The process of de-duplication is CPU-intensive and involves processing every bit of information in a given volume or backup. So it is argued that if de-duplication occurs say during backup processing, the backup process would slow down. As a means of refuting this argument, vendors with in-line de-duplication have demonstrated that their product performance to be similar to that of their post-process de-duplication counterparts.
In “Post-process” de-duplication, the new data is first stored on the device and the analysis for de-duplication happens at a later time. Again the obvious benefit, is that the hash calculation and lookup is not required before storing the data ensuring that the storage performance is not impacted. The essential drawback is that the duplicate data is stored – albeit a short time before de-duplication – and may necessitate need for large storage space than actually required (with the worst case being the storage to be available is near full capacity).
Post-process de-duplication vendors response to this is that their solutions are designed such that de-duplication can be completed quickly and definitely before the next scheduled backup or vault to tape can occur (i.e., the extra storage requirement is not high enough to treat it as a major drawback).
Inability to do forward referencing is mentioned as a drawback for “inline” de-duplication.
The typical approach in de-duplication (also referred to as “reverse referencing”) is to eliminate the recent duplicate data and create pointers to the previously stored data. As an alternative, forward referencing (currently seems to be supported by only one vendor – SEPATON) keeps the most recent data and replaces the previously stored data with pointers to the most recent. Though it requires more work to do forward referencing, the benefit is in case of emergency, the most recent backup is in complete form for faster restore.
Some points in favor of “Inline” de-duplication (mostly as claimed from vendors DataDomain and IBM) are:
- Inline de-duplication is the most efficient and economic method of de-duplication as it reduces the raw data capacity needed in the system as the full, not-yet-de-duplicated data is never written to the storage. If the data stored is in terabytes, the storage saved by “inline” de-duplication would be of significant size.

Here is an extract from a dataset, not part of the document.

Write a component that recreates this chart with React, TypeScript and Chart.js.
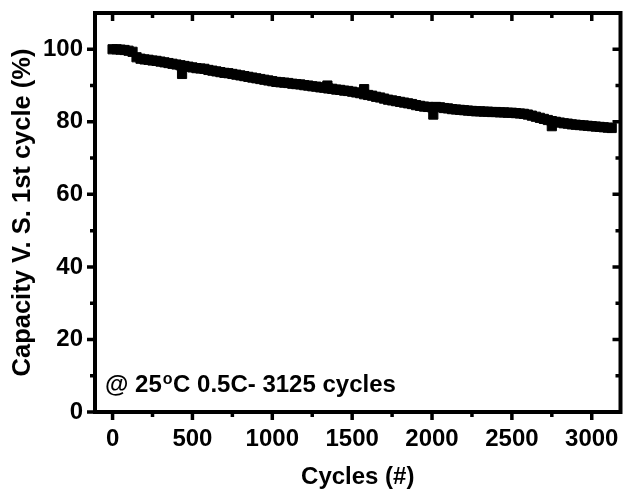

- Replication can occur concurrently (as part of) with backup and inline de-duplication. This can reduce network bandwidth by up to 95% and more importantly optimized time-to-DR (disaster recovery) as there is no need to wait for the data to be written completely and then de-duplicated (which is the case in post-process where replication to remote site has to wait). In other words, post-process de-duplication increase the lag time before de-duplication is complete, and by extension, when replication will complete.
- DataDomain points out that post-process de-duplication may create operational issues as there are two storage zones – each with different policies and behaviors to manage. In some cases, since the redundant storage zone is the default and more important design for some vendors, the dedupe zone is also much less performant and resilient.
- IBM points out that while the post-process de-duplication vendors claim their approach shortens the “backup window,” they fail to mention that it adds a new “de-duplication window” that needs to be scheduled and managed. This approach increases the amount of storage needed to temporarily store un-deduplicated data and more than doubles CPU cycles and I/O requirements, meaning higher costs and more headaches.
- Another trend pointed out in http://www.datacenterpost.com/2011/03/data-deduplication-not-just-for-backup.html is that third generation inline data de-duplication systems instead of using expensive DRAM as a cache with limited space to improve the performance of de-duplication, use high speed solid state disk (SSD) that can hold the entire de-duplication database. Thus resulting in a versatile storage system that provides excellent I/O performance with the added efficiency of compression and data deduplication.
The following are good references while making decisions on inline versus post-processing de-duplication:
As expected, some of the vendors (NetApp, Quantum) are expected to provide the option to the user to be able to configure or toggle between inline and post-process de-duplication, depending on the available CPU, storage size and the workload.